Sanctuary cities are examples of citizens nullifying laws they deem objectionable. Our history reveals myriad examples as far back as the Salem witch trials in 1692 which ended for one reason only, i.e. jury nullification. There were 52 consecutive acquittals and/or hung juries before prosecutors quit bringing cases. Other notable instances of citizen jury nullification are fugitive slave laws, labor union strikes, prohibition, Vietnam protesters and sodomy laws. Jury nullification is traceable to English common law, Magna Carta, the American Constitution and the Bill of Rights.
Last year an Oregon jury delivered a devastating nullification to the DOJ in the Bundy case. During the protesters’ occupation, federal agents descended on the nearby town of Burns and mounted license plate scanners on utility poles, flew drones overhead and monitored communications. Most startling was the revelation that paid government informants outnumbered defendants. After a prosecution costing taxpayers $100 million, the jury acquitted all defendants of every charge despite the evidence.
Citizen grand juries, traceable to 12th century England, are another form of nullification. Our founders intended citizen grand juries to be a fourth government branch as a buffer between citizens and government. In the 18th and 19th centuries any citizen could bring complaints directly to a grand jury which conducted its own investigation. Only recently have prosecutors taken over the grand jury system.
Yet another form of nullification is the longstanding theory that states have the right to nullify federal laws and acts of the federal government. This is traceable to Thomas Jefferson’s notion that individual states have a right (even a duty) to abrogate laws that are unconstitutional or usurp powers not granted to the federal government. Southern states threatened (but never actually invoked) such nullification during the pre civil war era. State nullification has oft been threatened but never implemented.
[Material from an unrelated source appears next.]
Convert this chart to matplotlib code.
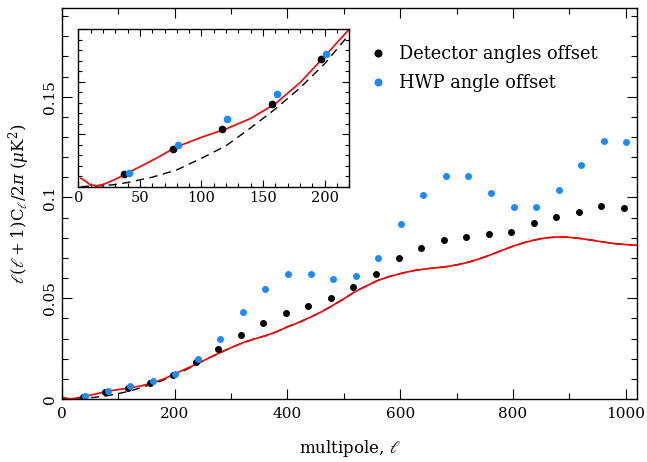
import numpy as np
from matplotlib import pyplot as plt
from matplotlib.ticker import MultipleLocator, NullFormatter

# theory curve (red) and reference curve (dashed)
ell_th = [2, 5, 10, 15, 20, 30, 40, 60, 80, 100, 120, 140, 160, 180, 200, 220,
          240, 260, 280, 300, 320, 340, 360, 380, 400, 420, 440, 460, 480, 500,
          520, 540, 560, 580, 600, 620, 640, 660, 680, 700, 720, 740, 760, 780,
          800, 820, 840, 860, 880, 900, 920, 940, 960, 980, 1000, 1020]
cl_red = [0.0008, 0.0006, 0.00015, 0.0001, 0.0002, 0.0007, 0.0013, 0.0025,
          0.0038, 0.0047, 0.0055, 0.0065, 0.0079, 0.0099, 0.0124, 0.0150,
          0.0175, 0.0203, 0.0229, 0.0255, 0.0278, 0.0297, 0.0313, 0.0333,
          0.0358, 0.0380, 0.0405, 0.0432, 0.0464, 0.0497, 0.0533, 0.0561,
          0.0588, 0.0607, 0.0622, 0.0635, 0.0644, 0.0650, 0.0656, 0.0665,
          0.0678, 0.0695, 0.0715, 0.0737, 0.0758, 0.0776, 0.0790, 0.0800,
          0.0804, 0.0802, 0.0796, 0.0788, 0.0779, 0.0771, 0.0766, 0.0762]
cl_dash = [0.0, 0.00002, 0.00005, 0.00008, 0.0001, 0.0002, 0.0004, 0.0009,
           0.0016, 0.0027, 0.0039, 0.0056, 0.0074, 0.0094, 0.0117, 0.0145,
           0.0173] + cl_red[17:]

# binned spectra
ell_det = [40 * k - 3 for k in range(1, 26)]
cl_det = [0.0012, 0.0036, 0.0055, 0.0079, 0.0121, 0.0185, 0.0248, 0.0317,
          0.0376, 0.0427, 0.0460, 0.0500, 0.0558, 0.0622, 0.0701, 0.0749,
          0.0789, 0.0805, 0.0817, 0.0830, 0.0873, 0.0901, 0.0927, 0.0960,
          0.0946]
ell_hwp = [40 * k + 1 for k in range(1, 26)]
cl_hwp = [0.0013, 0.0040, 0.0064, 0.0088, 0.0126, 0.0200, 0.0297, 0.0432,
          0.0548, 0.0622, 0.0619, 0.0597, 0.0609, 0.0701, 0.0868, 0.1013,
          0.1105, 0.1104, 0.1020, 0.0952, 0.0954, 0.1035, 0.1162, 0.1279,
          0.1274]

plt.rcParams['font.family'] = 'DejaVu Serif'
plt.rcParams['mathtext.fontset'] = 'dejavuserif'

BLUE = '#1a8cff'

def style_axes(ax, major_len, minor_len):
    '''
    Inward ticks on all four sides
    '''
    ax.tick_params(which='both', direction='in', top=True, right=True,
                   width=0.8)
    ax.tick_params(which='major', length=major_len)
    ax.tick_params(which='minor', length=minor_len)
    for s in ax.spines.values():
        s.set_linewidth(1.0)

fig = plt.figure(figsize=(6.47, 4.62), dpi=100)
ax = fig.add_axes([0.0958, 0.1364, 0.8887, 0.8463])

ax.plot(ell_th, cl_dash, color='black', ls=(0, (6, 4)), lw=1.0)
ax.plot(ell_th, cl_red, color='red', lw=1.2)
ax.plot(ell_det, cl_det, 'o', color='black', ms=4, label='Detector angles offset')
ax.plot(ell_hwp, cl_hwp, 'o', color=BLUE, ms=4, label='HWP angle offset')

ax.set_xlim(0, 1020)
ax.set_ylim(0, 0.194)
ax.xaxis.set_major_locator(MultipleLocator(200))
ax.xaxis.set_minor_locator(MultipleLocator(100))
ax.yaxis.set_major_locator(MultipleLocator(0.05))
ax.yaxis.set_minor_locator(MultipleLocator(0.01))
ax.set_yticks([0, 0.05, 0.1, 0.15])
ax.set_yticklabels(['0', '0.05', '0.1', '0.15'], rotation=90, va='center')
style_axes(ax, 7, 4)
ax.tick_params(labelsize=11)
ax.tick_params(axis='x', pad=6)

ax.set_xlabel(r'multipole, $\ell$', fontsize=12, labelpad=12)
ax.set_ylabel(r'$\ell(\ell+1)\mathrm{C}_\ell/2\pi\ (\mu\mathrm{K}^2)$', fontsize=12,
              labelpad=8)

ax.legend(loc='upper left', bbox_to_anchor=(0.51, 0.945), frameon=False,
          fontsize=12.8, handletextpad=0.75, labelspacing=0.6, handlelength=0.8,
          markerscale=1.2)

# inset zoom on the low multipoles
axin = fig.add_axes([0.121, 0.5959, 0.4189, 0.3413])
axin.plot(ell_th, cl_dash, color='black', ls=(0, (6, 4)), lw=1.0)
axin.plot(ell_th, cl_red, color='red', lw=1.2)
axin.plot(ell_det, cl_det, 'o', color='black', ms=4.5)
axin.plot(ell_hwp, cl_hwp, 'o', color=BLUE, ms=4.5)
axin.set_xlim(0, 220)
axin.set_ylim(0, 0.015)
axin.xaxis.set_major_locator(MultipleLocator(50))
axin.xaxis.set_minor_locator(MultipleLocator(10))
axin.yaxis.set_major_locator(MultipleLocator(0.005))
axin.yaxis.set_minor_locator(MultipleLocator(0.001))
axin.yaxis.set_major_formatter(NullFormatter())
style_axes(axin, 5, 3)
axin.tick_params(labelsize=10.5, pad=3)

fig.savefig('out.png', dpi=100)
This brings us to the present controversy about sanctuary cities, which is nothing more than another form of citizen nullification whereby states, counties or cities refuse to enforce federal law. As with other forms of nullification, this form has a lengthy provenance – back to 1798 when Kentucky and Virginia refused to enforce the Alien and Sedition Acts within their boundaries. Of course, many northern states refused to enforce federal fugitive slave laws. Moreover, sanctuary cities are not the only nullification issues active today. Several states refuse to enforce federal drug laws and have enacted contrary laws. Likewise, many states decline to enforce federal gun laws.
The legal situation is fairly clear. The Supreme Court has ruled that the feds cannot compel state or local officials to spend money to enforce federal law. The Court also ruled that the feds may contemporaneously (but not retroactively) attach strings to money for states provided there is a rational nexus such as linking highway funds to lower speed limits. Therefore, the Trump Administration can withhold money from sanctuary cities only under future legislation that contains an appropriate nexus.
Citizen nullification has a rich history and tradition in America with many forms and antecedents. It provides an effective tool for local resistance to federal tyranny. Remember: there are two sides to the nullification coin. A federal government with the power to force sanctuary cities to enforce federal immigration law also has the power, inter alia, to force cities to make abortions and euthanasia available on demand, to dictate transgender restrooms and to impose the entire gamut of liberal phantasms.